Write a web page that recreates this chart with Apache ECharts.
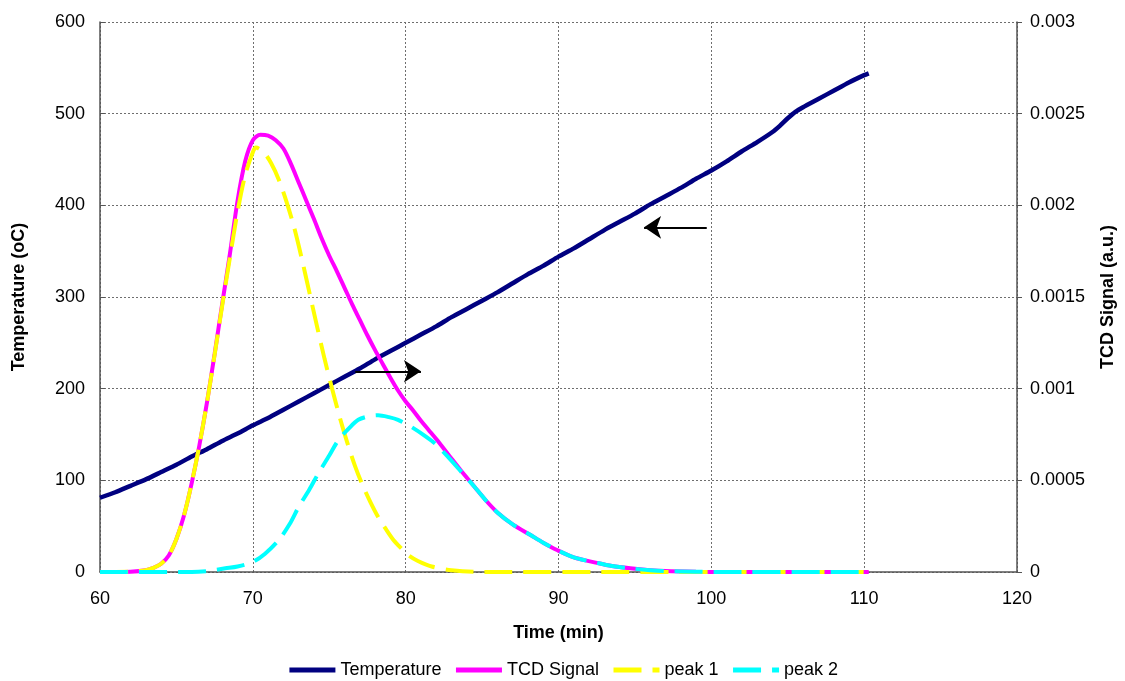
<!DOCTYPE html>
<html>
<head>
<meta charset="utf-8">
<script src="https://cdn.jsdelivr.net/npm/echarts@6/dist/echarts.min.js"></script>
<style>
  html, body { margin: 0; padding: 0; background: #fff; }
  #tpr { width: 1125px; height: 681px; }
</style>
</head>
<body>
<div id="tpr"></div>
<script>
// temperature (oC) vs time (min), left axis
const tempTime = [60, 61, 62, 63, 64, 65, 66, 67, 68, 69, 70, 71, 72, 73, 74, 75, 76, 77, 78, 79, 80,
  81, 82, 83, 84, 85, 86, 87, 88, 89, 90, 91, 92, 93, 94, 95, 96, 97, 98, 99, 100,
  101, 102, 103, 104, 104.5, 105, 105.5, 106, 107, 108, 109, 110, 110.3];
const tempValue = [81, 87, 94, 101, 109, 117, 126, 134, 143, 151, 160, 168, 177, 186, 195, 204, 213, 222, 232, 241, 250,
  259, 268, 278, 287, 296, 305, 315, 325, 334, 344, 353, 363, 373, 382, 391, 401, 410, 419, 429, 438,
  448, 459, 469, 480, 487, 495, 502, 507, 516, 525, 534, 542, 544];

// TCD signal (a.u.), right axis
const tcdTime = [60, 61, 62, 63, 63.5, 64, 64.5, 65, 65.5, 66, 66.5, 67, 67.5, 68, 68.5, 69, 69.5, 70, 70.5,
  71, 71.5, 72, 72.5, 73, 73.5, 74, 74.5, 75, 75.5, 76, 76.5, 77, 77.5, 78, 78.5, 79, 79.5, 80, 80.5,
  81, 81.5, 82, 82.8, 83.6, 84.5, 85.2, 86, 87, 88.2, 89, 89.9, 91, 92.5, 93.5, 94.7, 96, 97, 99, 101, 110.3];
const tcdValue = [0, 0, 0.0000015, 0.00001, 0.0000225, 0.000045, 0.00009, 0.00018, 0.00031, 0.000485, 0.00069,
  0.000925, 0.00119, 0.001465, 0.001735, 0.002025, 0.00224, 0.002355, 0.002385,
  0.00238, 0.002355, 0.00231, 0.002225, 0.002125, 0.002025, 0.001925, 0.00182, 0.001725, 0.00164, 0.00155,
  0.00146, 0.001375, 0.00129, 0.00121, 0.001135, 0.00106, 0.00099, 0.00093, 0.00088,
  0.000825, 0.000775, 0.000725, 0.00064, 0.000555, 0.000465, 0.000395, 0.000325, 0.00026, 0.0002, 0.00016,
  0.00012, 0.00008, 0.00005, 0.0000325, 0.00002, 0.00001, 0.000005, 0.0000015, 0, 0];

const peak1Time = [60, 62, 63, 63.5, 64, 64.5, 65, 65.5, 66, 66.5, 67, 67.5, 68, 68.5, 69, 69.5, 70, 70.2,
  70.7, 71.2, 71.7, 72.2, 72.7, 73.2, 73.7, 74.2, 74.7, 75.2, 75.7, 76.2, 76.7, 77.2, 77.7, 78.2, 78.7,
  79.2, 79.7, 80.2, 80.8, 81.7, 83, 85, 110.3];
const peak1Value = [0, 0.0000015, 0.00001, 0.0000225, 0.000045, 0.00009, 0.00018, 0.00031, 0.000485, 0.00069,
  0.000925, 0.001185, 0.001455, 0.001715, 0.001965, 0.002165, 0.00229, 0.002315,
  0.00229, 0.00223, 0.00214, 0.00202, 0.00188, 0.00171, 0.001525, 0.00134, 0.00116, 0.000995, 0.00084,
  0.0007, 0.000575, 0.00047, 0.00038, 0.0003, 0.000235, 0.000175, 0.00013, 0.00009, 0.00006, 0.00003,
  0.00001, 0, 0];

const peak2Time = [60, 66, 67, 68.2, 69, 70, 70.8, 71.7, 72.4, 73, 73.7, 74.3, 75, 75.6, 76.3, 76.9, 77.6, 78.2,
  78.9, 79.5, 80.4, 81.3, 82, 82.8, 83.6, 84.5, 85.2, 86, 87, 88.2, 89, 89.9, 91, 92.5, 93.5, 94.7, 96, 97,
  99, 101, 110.3];
const peak2Value = [0, 0, 0.000005, 0.00002, 0.00003, 0.000055, 0.0001, 0.000175, 0.00026, 0.000355, 0.00045,
  0.00054, 0.000635, 0.00072, 0.000785, 0.00083, 0.00085, 0.000855, 0.000845, 0.00083, 0.00079, 0.00074,
  0.000695, 0.000625, 0.00055, 0.000465, 0.000395, 0.000325, 0.00026, 0.0002, 0.00016, 0.00012, 0.00008,
  0.00005, 0.0000325, 0.00002, 0.00001, 0.000005, 0.0000015, 0, 0];

// arrow annotations: [x from, x to, y] in data units of the left axis
const arrowToLeft = [99.7, 95.6, 376];
const arrowToRight = [76.7, 81.0, 219];

const pair = (xs, ys) => xs.map((x, i) => [x, ys[i]]);

const chart = echarts.init(document.getElementById('tpr'));
const font = 'Arial, "Liberation Sans", sans-serif';
const gridLine = { show: true, lineStyle: { color: '#6e6e6e', type: [2, 2], width: 1 } };
const axisBlack = { show: true, lineStyle: { color: '#555', width: 1.5 } };

const option = {
  animation: false,
  textStyle: { fontFamily: font },
  grid: { left: 100, right: 103, top: 22, bottom: 109, containLabel: false },
  legend: {
    top: 656,
    left: 'center',
    itemWidth: 46,
    itemHeight: 14,
    itemGap: 12,
    itemStyle: { opacity: 0 },
    lineStyle: { width: 5 },
    textStyle: { fontSize: 18, color: '#000', fontFamily: font },
    data: ['Temperature', 'TCD Signal', 'peak 1', 'peak 2']
  },
  xAxis: {
    type: 'value',
    min: 60, max: 120, interval: 10,
    name: 'Time (min)',
    nameLocation: 'middle',
    nameGap: 52,
    nameTextStyle: { fontSize: 18, fontWeight: 'bold', color: '#000' },
    axisLine: axisBlack,
    axisTick: { show: false },
    axisLabel: { fontSize: 18, color: '#000', margin: 18 },
    splitLine: gridLine
  },
  yAxis: [
    {
      type: 'value',
      min: 0, max: 600, interval: 100,
      name: 'Temperature (oC)',
      nameLocation: 'middle',
      nameRotate: 90,
      nameGap: 72,
      nameTextStyle: { fontSize: 18, fontWeight: 'bold', color: '#000' },
      axisLine: axisBlack,
      axisTick: { show: true, inside: true, length: 5, lineStyle: { color: '#555' } },
      axisLabel: { fontSize: 18, color: '#000', margin: 15 },
      splitLine: gridLine
    },
    {
      type: 'value',
      position: 'right',
      min: 0, max: 0.003, interval: 0.0005,
      name: 'TCD Signal (a.u.)',
      nameLocation: 'middle',
      nameRotate: 90,
      nameGap: 82,
      nameTextStyle: { fontSize: 18, fontWeight: 'bold', color: '#000' },
      axisLine: axisBlack,
      axisTick: { show: true, length: 5, lineStyle: { color: '#555' } },
      axisLabel: { fontSize: 18, color: '#000', margin: 13, formatter: v => String(+v.toFixed(4)) },
      splitLine: { show: false }
    }
  ],
  series: [
    {
      name: 'Temperature',
      type: 'line',
      yAxisIndex: 0,
      symbol: 'none',
      smooth: 0.2,
      lineStyle: { color: '#000080', width: 4.5 },
      itemStyle: { color: '#000080' },
      data: pair(tempTime, tempValue),
      markLine: {
        silent: true,
        symbol: ['none', 'arrow'],
        symbolSize: [17, 17],
        label: { show: false },
        lineStyle: { color: '#000', width: 2, type: 'solid' },
        data: [
          [{ coord: [arrowToLeft[0], arrowToLeft[2]] }, { coord: [arrowToLeft[1], arrowToLeft[2]] }],
          [{ coord: [arrowToRight[0], arrowToRight[2]] }, { coord: [arrowToRight[1], arrowToRight[2]] }]
        ]
      }
    },
    {
      name: 'TCD Signal',
      type: 'line',
      yAxisIndex: 1,
      symbol: 'none',
      smooth: 0.3,
      lineStyle: { color: '#ff00ff', width: 4 },
      itemStyle: { color: '#ff00ff' },
      data: pair(tcdTime, tcdValue)
    },
    {
      name: 'peak 1',
      type: 'line',
      yAxisIndex: 1,
      symbol: 'none',
      smooth: 0.3,
      lineStyle: { color: '#ffff00', width: 4, type: [28, 11] },
      itemStyle: { color: '#ffff00' },
      data: pair(peak1Time, peak1Value)
    },
    {
      name: 'peak 2',
      type: 'line',
      yAxisIndex: 1,
      symbol: 'none',
      smooth: 0.3,
      lineStyle: { color: '#00ffff', width: 4, type: [28, 11] },
      itemStyle: { color: '#00ffff' },
      data: pair(peak2Time, peak2Value)
    }
  ]
};
chart.setOption(option);
window.addEventListener('resize', () => {
  chart.resize();
});
</script>
</body>
</html>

(To be done) Reproduce exactly the run of lines that opens the listing and closes with the line holding "534, 542, 544];". Pictures are excluded.

(Response to this task)
Write a web page that recreates this chart with Apache ECharts.
<!DOCTYPE html>
<html>
<head>
<meta charset="utf-8">
<script src="https://cdn.jsdelivr.net/npm/echarts@6/dist/echarts.min.js"></script>
<style>
  html, body { margin: 0; padding: 0; background: #fff; }
  #tpr { width: 1125px; height: 681px; }
</style>
</head>
<body>
<div id="tpr"></div>
<script>
// temperature (oC) vs time (min), left axis
const tempTime = [60, 61, 62, 63, 64, 65, 66, 67, 68, 69, 70, 71, 72, 73, 74, 75, 76, 77, 78, 79, 80,
  81, 82, 83, 84, 85, 86, 87, 88, 89, 90, 91, 92, 93, 94, 95, 96, 97, 98, 99, 100,
  101, 102, 103, 104, 104.5, 105, 105.5, 106, 107, 108, 109, 110, 110.3];
const tempValue = [81, 87, 94, 101, 109, 117, 126, 134, 143, 151, 160, 168, 177, 186, 195, 204, 213, 222, 232, 241, 250,
  259, 268, 278, 287, 296, 305, 315, 325, 334, 344, 353, 363, 373, 382, 391, 401, 410, 419, 429, 438,
  448, 459, 469, 480, 487, 495, 502, 507, 516, 525, 534, 542, 544];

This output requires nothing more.